I was thinking about this earlier, and I have concluded that it’s probably BECAUSE we don’t get all the adolescent giggliness about bodily functions out of our systems by watching stupid entertainment choices. I’d still rather endure some juvenalia amongst my family members than pay $8 or more to watch total strangers crack toot jokes on the big screen.
The only other consistent topic is “who can remember a childhood event most inaccurately.” This competition is especially fun when people who married into the family or people who were not born yet when the event occurred or people who were simply not present at a certain event for other reasons chime in with their opinions on the subject. Especially if they are insistent that they were firsthand witnesses to the disputed event. That’s good family fun. I tend to run out of patience with this game long before everyone else has exhausted themselves. I worry that I will end up being a grumpy curmudgeonly old lady. (Wait, “end up”? I’m already there.)

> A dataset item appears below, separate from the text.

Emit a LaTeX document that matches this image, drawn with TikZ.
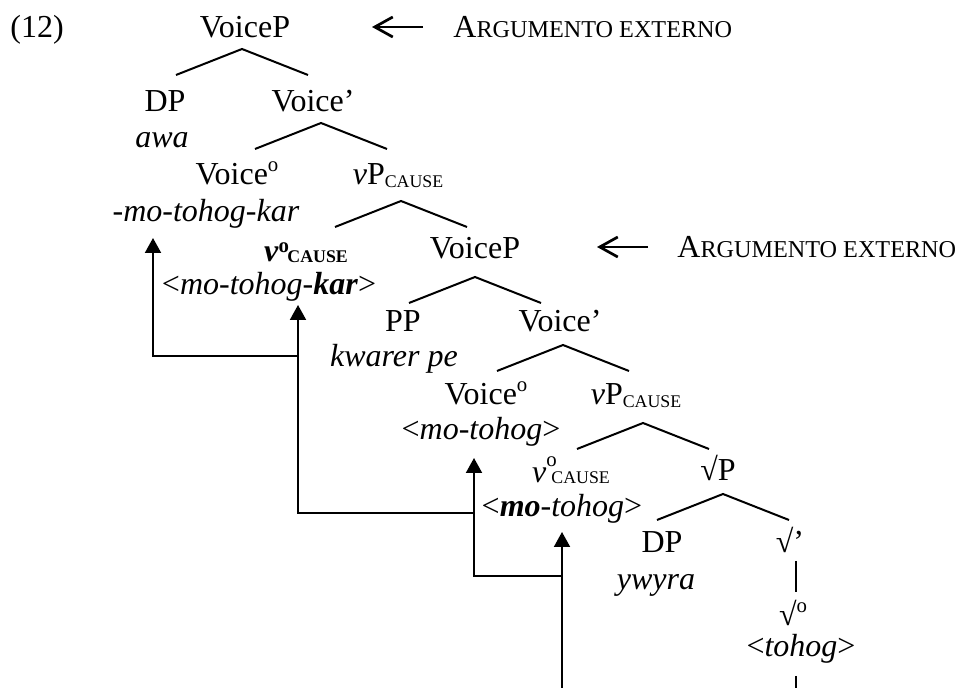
\documentclass[tikz,border=0pt]{standalone}
\usepackage{fontspec}
\setmainfont{Liberation Serif}
\usepackage{tikz}
\usetikzlibrary{arrows.meta}
\newcommand\grau{\raisebox{0.42em}{\fontsize{10.4}{10}\selectfont o}}
\newcommand\grauc{\raisebox{0.5em}{\fontsize{10.4}{10}\selectfont o}}
\newcommand\graub{\raisebox{0.3em}{\fontsize{10.4}{10}\selectfont o}}
\newcommand\causa{{\fontsize{8.9}{9}\selectfont CAUSE}}
\newcommand\argext{A{\fontsize{12.1}{12}\selectfont RGUMENTO EXTERNO}}

\begin{document}
\begin{tikzpicture}[x=0.5pt,y=-0.5pt,
  rotulo/.style={anchor=base,inner sep=0pt,font=\fontsize{16}{19}\selectfont},
  galho/.style={line width=1pt},
  seta/.style={line width=1pt,-{Triangle[length=7.5pt,width=8pt]}},
  volta/.style={line width=1.35pt,-{Straight Barb[length=9pt,width=10pt]}}]
\useasboundingbox (0,0) rectangle (970,688);
% arvore
\node[rotulo,anchor=base west] (ex) at (10,38) {(12)};
\node[rotulo] (vp1) at (245,38) {VoiceP};
\node[rotulo,anchor=base west] (arg1) at (453,38) {\argext};
\node[rotulo] (dp1) at (165,112) {DP};
\node[rotulo] (vbar1) at (313,112) {Voice’};
\node[rotulo] (awa) at (162,148) {\textit{awa}};
\node[rotulo] (vhead1) at (237,185) {Voice\grau};
\node[rotulo] (vpc1) at (398,185) {\textit{v}P\raisebox{-1.5pt}{\causa}};
\node[rotulo] (morph1) at (206,222) {\textit{-mo-tohog-kar}};
\node[rotulo] (vc1) at (306,262) {\bfseries\textit{v}\graub\kern-0.8pt\raisebox{-0.5pt}{\causa}};
\node[rotulo] (vp2) at (475,259) {VoiceP};
\node[rotulo,anchor=base west] (arg2) at (677,258) {\argext};
\node[rotulo] (morph2) at (269,295) {<\textit{mo-tohog-\textbf{kar}}>};
\node[rotulo] (pp) at (403,332) {PP};
\node[rotulo] (vbar2) at (560,332) {Voice’};
\node[rotulo] (kwarer) at (394,367) {\textit{kwarer pe}};
\node[rotulo] (vhead2) at (486,405) {Voice\grau};
\node[rotulo] (vpc2) at (636,405) {\textit{v}P\raisebox{-1.5pt}{\causa}};
\node[rotulo] (morph3) at (481,440) {<\textit{mo-tohog}>};
\node[rotulo] (vc2) at (571,483) {\textit{v}\rlap{\grauc}\kern2.5pt\raisebox{-0.5pt}{\causa}};
\node[rotulo] (rp) at (718,481) {√P};
\node[rotulo] (morph4) at (562,517) {<\textit{\textbf{mo}-tohog}>};
\node[rotulo] (dp3) at (662,553) {DP};
\node[rotulo] (rbar) at (790,553) {√’};
\node[rotulo] (ywyra) at (656,590) {\textit{ywyra}};
\node[rotulo] (rhead) at (793,626) {√\grau};
\node[rotulo] (tohog) at (801,657) {<\textit{tohog}>};
% galhos
\foreach \n/\dx/\dy in {vp1/-3/11, vbar1/8/11, vpc1/3/16, vp2/0/18, vbar2/3/13, vpc2/7/18, rp/5/13}
  \draw[galho] (\n.base) ++(\dx-66,\dy+26) -- ++(66,-26) -- ++(66,26);
\draw[galho] (rbar.base) ++(6,8) -- ++(0,31);
\draw[galho] (tohog.base) ++(-5,19) -- ++(0,14);
% movimento do nucleo
\path (morph1.base) ++(-53,16) coordinate (t1);
\path (morph2.base) ++(29,10) coordinate (t2);
\path (morph3.base) ++(-7,18) coordinate (t3);
\path (morph4.base) ++(0,15) coordinate (t4);
\coordinate (fim) at (t4 |- 0,688);
\draw[seta] (fim) -- (t4);
\draw[seta] (t4 |- 0,576) -| (t3);
\draw[seta] (t3 |- 0,513) -| (t2);
\draw[seta] (t2 |- 0,356) -| (t1);
% argumento externo
\draw[volta] (arg1.base west) ++(-30,-11) -- ++(-51,0);
\draw[volta] (arg2.base west) ++(-29,-11) -- ++(-51,0);
\end{tikzpicture}
\end{document}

Occasionally the recollections of events are so diametrically opposed it can be hilarious, but this happens less often than does someone getting so frustrated by the poor reporting skills and contradictions that they get teary. I guess it feels like their worldview is being corrupted, or their sense of reality is more suspect than it normally is.
Perhaps another appeal of scrapbooking is defining your family’s memories for them. “It happened this way, and I have photographic proof!” Because cameras never, ever lie.
One final quibble about scrapbooking: if you are going to spend $50 and several hours designing a lovely scrapbook page, please SPELL CORRECTLY. It’s the equivalent of, well, a fart in church if you mess that up.
And, with the invocation of farts into the narrative, it’s time to finish this entry. Trust me, I know firsthand that the quality of conversation is doomed to deteriorate from here on out.